For several months, military leaders and their bosses in the Pentagon have been talking about the stresses on the Army and Marine Corps and how much each branch has sacrificed in planning and development for future conflicts in order to fight the Iraqi insurgency.

Today, the Marines account for 25,000 of the 160,000 U.S. troops in Iraq, but only 300 of the 26,000 troops in Afghanistan. The Taliban remain elusive in the latter country, where its fighters strike quickly and then retreat into the mountains, military officials say.

For the Marine Corps, the argument about where its troops are most needed centers on how to get back to its role as a quick-reaction force, stationed aboard ships and at bases around the world. Camp Pendleton's 11th, 13th and 15th Marine Expeditionary Units, each numbering about 2,200 troops, comprise three of those units.

The expeditionary units have found themselves in Iraq over the last four years, and Conway says he's increasingly worried that the heavy equipment ---- the trucks and armored personnel carriers needed to support that mission ---- are taking away from the Corps' ability to stay agile.

"I'm a little bit concerned about us keeping our expeditionary flavor," the commandant said during a speech in Washington last week. "We are much heavier than ever before."

Conway said al-Qaida forces have been largely beaten in Anbar, the sprawling western Iraqi province that has experienced the most combat outside of Baghdad. However, he said, the group hasn't been eliminated.

"Are they crippled? Yeah," he said. "Are they still dangerous? Absolutely."

The academic view

John Pike, a respected military observer and founder of GlobalSecurity.org in Washington, said he doubts whether the Pentagon will adopt Conway's proposal.

"It would seem to me he is trying to stake the future of the Marine Corps on it," Pike said during a telephone interview last week. "But it's been a very long time since the Marine Corps and Army fought separate wars."

Pike said it might make more sense for the Marine Corps to propose that one of its 5,000-troop regimental combat teams move into the Army rotational schedule into Afghanistan.

However, he said, "putting the Marine Corps in the lead role there indefinitely, after bugging out of Iraq? I just don't see how that is going to happen. But who the hell knows what Gates is thinking."

Colin Kahl, a professor of security studies at Washington's Georgetown University who has written extensively on Iraq and served as an adviser to the Defense Department, said the notion of the Marines taking control in Afghanistan runs contrary to the "jointness" doctrine the military has operated under in recent years.

"This would take a step in the opposite direction, even though in some ways it could make sense," he said during a telephone interview.

If it does happen, Kahl said, the Marine Corps would find itself having many of the same civil affairs responsibilities it has in Iraq ---- with far fewer troops trained for such jobs compared with the Army.

"The Marines could not do Afghanistan all by themselves," he said. "They would still require some Army and Air Force assets."

'Find the bad guys'

The Marines and many of its commanders in Iraq were a large part of the force that invaded Afghanistan after the terrorist attacks in 2001, a factor fueling Conway's proposal.

The most recent edition of the Marine Corps Times, a weekly paper dedicated to coverage of the Marines, is calling on Gates to reject the notion that Conway's idea represents a power grab.
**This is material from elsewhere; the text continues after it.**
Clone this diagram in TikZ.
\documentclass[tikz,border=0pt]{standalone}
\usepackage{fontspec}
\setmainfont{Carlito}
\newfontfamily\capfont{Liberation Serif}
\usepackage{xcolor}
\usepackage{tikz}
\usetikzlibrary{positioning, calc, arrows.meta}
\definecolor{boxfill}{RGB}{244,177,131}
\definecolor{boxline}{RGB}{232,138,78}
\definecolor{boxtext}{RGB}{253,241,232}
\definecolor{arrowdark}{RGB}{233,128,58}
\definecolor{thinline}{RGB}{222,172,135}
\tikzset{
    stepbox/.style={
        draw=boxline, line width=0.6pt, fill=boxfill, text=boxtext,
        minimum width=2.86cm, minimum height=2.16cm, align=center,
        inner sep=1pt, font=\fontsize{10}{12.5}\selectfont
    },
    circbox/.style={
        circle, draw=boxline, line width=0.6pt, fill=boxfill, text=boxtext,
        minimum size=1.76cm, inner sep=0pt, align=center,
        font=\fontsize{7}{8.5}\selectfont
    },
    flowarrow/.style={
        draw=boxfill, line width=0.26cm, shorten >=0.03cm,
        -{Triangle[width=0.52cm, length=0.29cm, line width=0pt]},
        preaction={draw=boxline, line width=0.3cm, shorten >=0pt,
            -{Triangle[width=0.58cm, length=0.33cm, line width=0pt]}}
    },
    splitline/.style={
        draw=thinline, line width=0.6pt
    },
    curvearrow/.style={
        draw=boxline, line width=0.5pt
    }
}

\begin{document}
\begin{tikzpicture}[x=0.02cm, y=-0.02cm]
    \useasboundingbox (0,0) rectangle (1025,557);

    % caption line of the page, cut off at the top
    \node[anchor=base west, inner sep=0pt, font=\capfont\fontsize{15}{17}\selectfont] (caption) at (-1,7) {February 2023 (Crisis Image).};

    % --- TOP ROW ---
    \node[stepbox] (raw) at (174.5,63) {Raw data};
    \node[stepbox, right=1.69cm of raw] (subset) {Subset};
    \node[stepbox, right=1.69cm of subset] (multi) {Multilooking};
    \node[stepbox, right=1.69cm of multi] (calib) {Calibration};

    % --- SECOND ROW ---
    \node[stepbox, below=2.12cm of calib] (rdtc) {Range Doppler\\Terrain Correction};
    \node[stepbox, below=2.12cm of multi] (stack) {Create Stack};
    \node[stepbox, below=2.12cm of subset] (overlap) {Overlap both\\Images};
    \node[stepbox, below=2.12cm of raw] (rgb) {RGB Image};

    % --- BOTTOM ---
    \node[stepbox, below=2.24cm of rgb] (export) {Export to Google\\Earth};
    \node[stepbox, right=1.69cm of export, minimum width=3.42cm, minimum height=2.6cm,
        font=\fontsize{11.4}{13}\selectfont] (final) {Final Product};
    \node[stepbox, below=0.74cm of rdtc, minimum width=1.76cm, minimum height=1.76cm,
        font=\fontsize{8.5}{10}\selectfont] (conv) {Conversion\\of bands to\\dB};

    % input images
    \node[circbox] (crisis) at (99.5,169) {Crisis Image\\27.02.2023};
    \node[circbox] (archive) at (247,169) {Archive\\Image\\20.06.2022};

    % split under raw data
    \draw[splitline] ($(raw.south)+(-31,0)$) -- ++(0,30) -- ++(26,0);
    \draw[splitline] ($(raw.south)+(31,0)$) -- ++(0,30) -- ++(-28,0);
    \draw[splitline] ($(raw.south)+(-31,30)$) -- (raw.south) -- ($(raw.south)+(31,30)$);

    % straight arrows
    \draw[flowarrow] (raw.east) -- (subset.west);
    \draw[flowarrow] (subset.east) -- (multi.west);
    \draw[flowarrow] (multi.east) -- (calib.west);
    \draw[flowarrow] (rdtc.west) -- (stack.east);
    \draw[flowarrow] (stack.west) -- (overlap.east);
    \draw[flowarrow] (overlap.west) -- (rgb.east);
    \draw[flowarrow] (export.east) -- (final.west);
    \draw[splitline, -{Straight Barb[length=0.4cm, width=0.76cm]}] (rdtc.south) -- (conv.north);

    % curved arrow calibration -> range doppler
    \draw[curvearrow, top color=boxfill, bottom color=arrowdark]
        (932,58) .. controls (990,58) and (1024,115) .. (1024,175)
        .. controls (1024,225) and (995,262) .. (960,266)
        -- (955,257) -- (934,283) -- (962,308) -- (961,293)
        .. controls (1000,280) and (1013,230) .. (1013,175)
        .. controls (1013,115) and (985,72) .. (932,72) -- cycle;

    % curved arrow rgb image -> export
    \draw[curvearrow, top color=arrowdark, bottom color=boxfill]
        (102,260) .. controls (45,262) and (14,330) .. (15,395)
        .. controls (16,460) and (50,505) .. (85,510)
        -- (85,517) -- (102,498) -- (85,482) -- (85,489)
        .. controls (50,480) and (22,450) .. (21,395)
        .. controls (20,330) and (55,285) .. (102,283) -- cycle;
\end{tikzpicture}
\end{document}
The newspaper says he and the Joint Chiefs of Staff should study the idea with an open mind.

A lieutenant colonel at Camp Pendleton said that the fighting in Afghanistan amounts to more of a counterinsurgency battle than Anbar now presents and ideally suits what Marines are trained to do.

"It's a question of tactics," he said of the fight in Afghanistan, adding that Army commanders in Iraq too often methodically spend days planning and studying the potential political fallout of a combat operation.

"The Marine Corps doesn't do that as much. You find out where a pocket of Taliban are and you go in and kill them."

Another lieutenant colonel headed back to Iraq later this year said the Marines would "never leave the Army hanging" in Iraq.

"We are there until we are done. Afghanistan wouldn't be a different challenge ---- we've been there, done that and know we can do it again."